Oysters are a local speciality and they are grown in aqua-farms here.
The short 10-minute ferry ride costs 180 yen each way.
I arrived fairly early in the morning for a jam-packed day in both Miyajima and Iwakuni. However, I'm not a big fan of fried foods so I will save the oyster tasting for later.
At over 16m tall and weighting 60 tons, I saw the Torii at high tide, when it is submerged in water. The vermilion colouring is designed to keep evil spirits away and matches with the rest of the shrine.
The key attraction in Miyajima is the Istukushima Shrine. A UNESCO World Heritage site, the floating temple has over 1400 years of history. This was originally a family shrine when it was completed in 1168. However, the original buildings have been consumed by fires and the current main sanctuary was built in 1571.
These lanterns are made of bronze and date from the early 20th century, but modeled after their 14th century predecessors.
Climb uphill and the Tahoto offers a nice view of the shrine below. Said to have been built in 1523, the pagoda was used to worship the Buddha of Medicine originally.

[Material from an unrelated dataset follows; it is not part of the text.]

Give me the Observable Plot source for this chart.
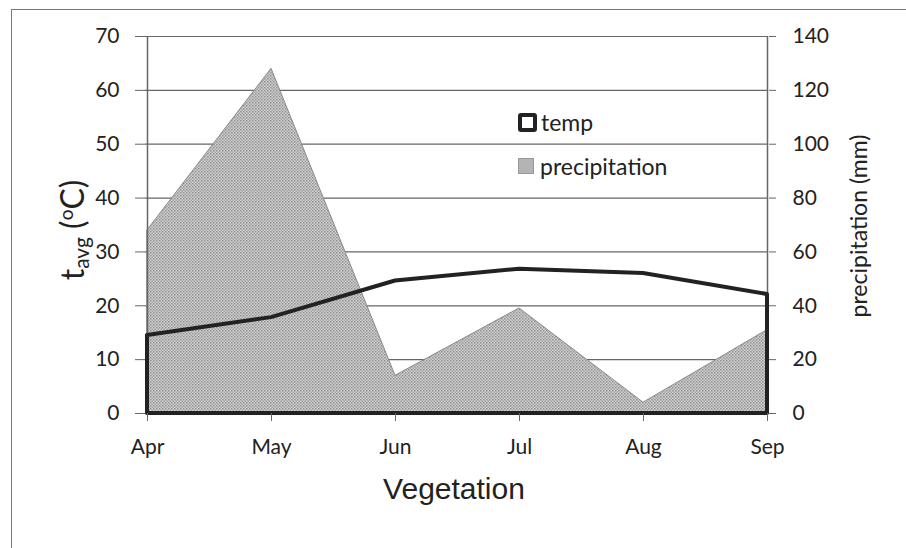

Daishoin Temple sprawls along the forested hillside a bit tucked away from the main bustle of the town. While a bit of a walk away, it is well worth a visit with numerous buildings of interest. Dating from the 12th century, the temple had links with the Imperial Family until the 19th century.
500 statues line both sides of the steps leading to the temple.
Many statues line the dimly-lit Henjokutsu Cave.
Spinning the mani wheels will bring as many blessings as reading one volume of Buddhist scriptures.
This temple offers a very different experience than the overcrowded Itsukushima. You can actually get a building all to yourself for some quiet time to reflect or to perfect that photo you wanted to capture.